What you need to do: Could you retype the lines below, starting at the line holding "Emit a Python" and stopping at the line holding "fig = plt.figure(figsize=(11.71, 7.31), dpi=100)", inclusive? Copy them exactly and drop the images.

Rows:
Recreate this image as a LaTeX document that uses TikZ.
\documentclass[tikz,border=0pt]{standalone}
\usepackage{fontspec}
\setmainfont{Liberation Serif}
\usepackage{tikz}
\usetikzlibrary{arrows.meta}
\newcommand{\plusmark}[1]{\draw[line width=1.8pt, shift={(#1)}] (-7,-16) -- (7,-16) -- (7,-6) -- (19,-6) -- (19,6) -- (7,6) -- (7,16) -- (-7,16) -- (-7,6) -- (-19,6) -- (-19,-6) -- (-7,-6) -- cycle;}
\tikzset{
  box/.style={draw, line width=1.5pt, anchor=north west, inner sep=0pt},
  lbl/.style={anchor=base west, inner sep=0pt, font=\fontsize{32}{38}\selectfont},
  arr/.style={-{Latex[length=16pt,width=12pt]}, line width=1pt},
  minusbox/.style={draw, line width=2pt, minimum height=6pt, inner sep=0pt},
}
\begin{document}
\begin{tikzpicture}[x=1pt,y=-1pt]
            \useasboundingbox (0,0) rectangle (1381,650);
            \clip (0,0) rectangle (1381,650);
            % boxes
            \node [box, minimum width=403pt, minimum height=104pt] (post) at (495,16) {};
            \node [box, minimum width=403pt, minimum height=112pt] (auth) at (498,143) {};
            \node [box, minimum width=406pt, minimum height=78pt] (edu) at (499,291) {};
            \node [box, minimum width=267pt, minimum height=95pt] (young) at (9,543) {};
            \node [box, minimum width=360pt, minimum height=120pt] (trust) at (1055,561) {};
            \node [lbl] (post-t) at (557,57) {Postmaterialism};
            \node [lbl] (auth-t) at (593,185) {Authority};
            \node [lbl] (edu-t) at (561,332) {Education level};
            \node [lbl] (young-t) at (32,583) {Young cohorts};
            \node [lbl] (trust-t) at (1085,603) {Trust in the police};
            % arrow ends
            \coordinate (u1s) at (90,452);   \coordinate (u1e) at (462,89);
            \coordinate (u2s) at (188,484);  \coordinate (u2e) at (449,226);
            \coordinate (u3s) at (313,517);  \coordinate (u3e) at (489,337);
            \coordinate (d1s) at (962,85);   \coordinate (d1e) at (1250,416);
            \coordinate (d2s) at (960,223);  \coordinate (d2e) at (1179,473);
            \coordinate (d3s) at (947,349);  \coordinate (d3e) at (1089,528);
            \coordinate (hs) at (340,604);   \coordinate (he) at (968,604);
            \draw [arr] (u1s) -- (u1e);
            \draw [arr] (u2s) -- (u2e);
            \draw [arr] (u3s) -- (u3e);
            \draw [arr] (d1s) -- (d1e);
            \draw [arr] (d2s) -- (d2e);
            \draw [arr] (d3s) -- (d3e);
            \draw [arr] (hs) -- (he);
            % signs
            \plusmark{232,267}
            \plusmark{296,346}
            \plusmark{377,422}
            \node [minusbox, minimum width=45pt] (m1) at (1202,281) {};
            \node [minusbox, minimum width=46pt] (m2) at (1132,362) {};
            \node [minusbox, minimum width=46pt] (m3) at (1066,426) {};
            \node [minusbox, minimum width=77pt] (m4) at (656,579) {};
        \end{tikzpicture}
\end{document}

---

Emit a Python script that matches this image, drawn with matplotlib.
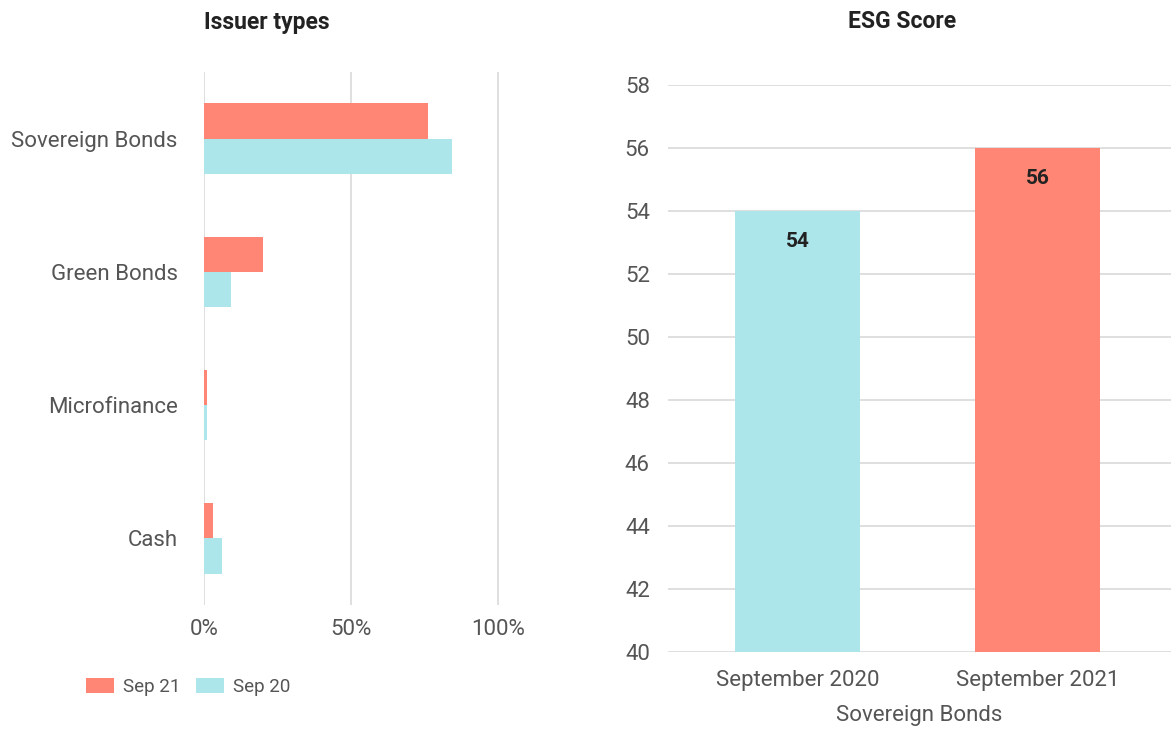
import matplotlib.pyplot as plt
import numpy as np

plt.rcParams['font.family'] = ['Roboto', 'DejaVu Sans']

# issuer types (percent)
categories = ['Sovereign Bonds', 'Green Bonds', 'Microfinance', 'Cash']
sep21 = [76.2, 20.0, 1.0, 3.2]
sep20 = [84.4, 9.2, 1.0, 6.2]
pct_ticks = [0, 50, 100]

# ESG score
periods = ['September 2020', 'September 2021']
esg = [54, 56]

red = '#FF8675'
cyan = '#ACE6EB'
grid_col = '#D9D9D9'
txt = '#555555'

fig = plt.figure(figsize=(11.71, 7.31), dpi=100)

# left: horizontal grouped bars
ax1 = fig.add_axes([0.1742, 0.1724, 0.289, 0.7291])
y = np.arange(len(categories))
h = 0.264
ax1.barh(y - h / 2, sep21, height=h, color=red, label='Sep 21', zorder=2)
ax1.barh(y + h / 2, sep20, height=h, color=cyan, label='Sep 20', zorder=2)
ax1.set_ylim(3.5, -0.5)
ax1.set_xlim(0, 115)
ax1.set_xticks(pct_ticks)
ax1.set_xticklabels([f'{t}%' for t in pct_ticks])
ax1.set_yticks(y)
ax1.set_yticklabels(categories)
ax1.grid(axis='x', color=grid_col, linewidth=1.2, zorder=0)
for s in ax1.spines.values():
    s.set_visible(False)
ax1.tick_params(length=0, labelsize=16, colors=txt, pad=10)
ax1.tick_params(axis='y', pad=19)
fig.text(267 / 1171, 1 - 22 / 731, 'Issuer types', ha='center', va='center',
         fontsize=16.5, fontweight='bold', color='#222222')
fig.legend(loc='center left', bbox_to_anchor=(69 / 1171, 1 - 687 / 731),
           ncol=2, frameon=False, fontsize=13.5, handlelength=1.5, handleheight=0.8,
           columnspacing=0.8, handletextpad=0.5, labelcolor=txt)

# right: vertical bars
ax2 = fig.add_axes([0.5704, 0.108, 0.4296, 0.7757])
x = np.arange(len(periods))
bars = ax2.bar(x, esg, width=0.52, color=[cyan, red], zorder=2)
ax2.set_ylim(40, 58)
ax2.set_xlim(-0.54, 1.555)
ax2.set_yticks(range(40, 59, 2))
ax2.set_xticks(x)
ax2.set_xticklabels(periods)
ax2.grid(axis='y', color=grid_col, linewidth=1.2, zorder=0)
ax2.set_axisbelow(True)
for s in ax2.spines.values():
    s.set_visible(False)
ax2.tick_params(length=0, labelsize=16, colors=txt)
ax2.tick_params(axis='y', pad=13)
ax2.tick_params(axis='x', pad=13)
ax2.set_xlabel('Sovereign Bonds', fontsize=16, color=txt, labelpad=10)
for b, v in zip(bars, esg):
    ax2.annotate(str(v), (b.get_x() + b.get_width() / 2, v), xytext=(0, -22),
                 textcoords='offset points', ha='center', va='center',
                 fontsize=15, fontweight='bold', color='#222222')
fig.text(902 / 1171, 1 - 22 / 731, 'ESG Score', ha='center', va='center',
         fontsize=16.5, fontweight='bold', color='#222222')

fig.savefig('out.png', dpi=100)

In response:
Emit a Python script that matches this image, drawn with matplotlib.
import matplotlib.pyplot as plt
import numpy as np

plt.rcParams['font.family'] = ['Roboto', 'DejaVu Sans']

# issuer types (percent)
categories = ['Sovereign Bonds', 'Green Bonds', 'Microfinance', 'Cash']
sep21 = [76.2, 20.0, 1.0, 3.2]
sep20 = [84.4, 9.2, 1.0, 6.2]
pct_ticks = [0, 50, 100]

# ESG score
periods = ['September 2020', 'September 2021']
esg = [54, 56]

red = '#FF8675'
cyan = '#ACE6EB'
grid_col = '#D9D9D9'
txt = '#555555'

fig = plt.figure(figsize=(11.71, 7.31), dpi=100)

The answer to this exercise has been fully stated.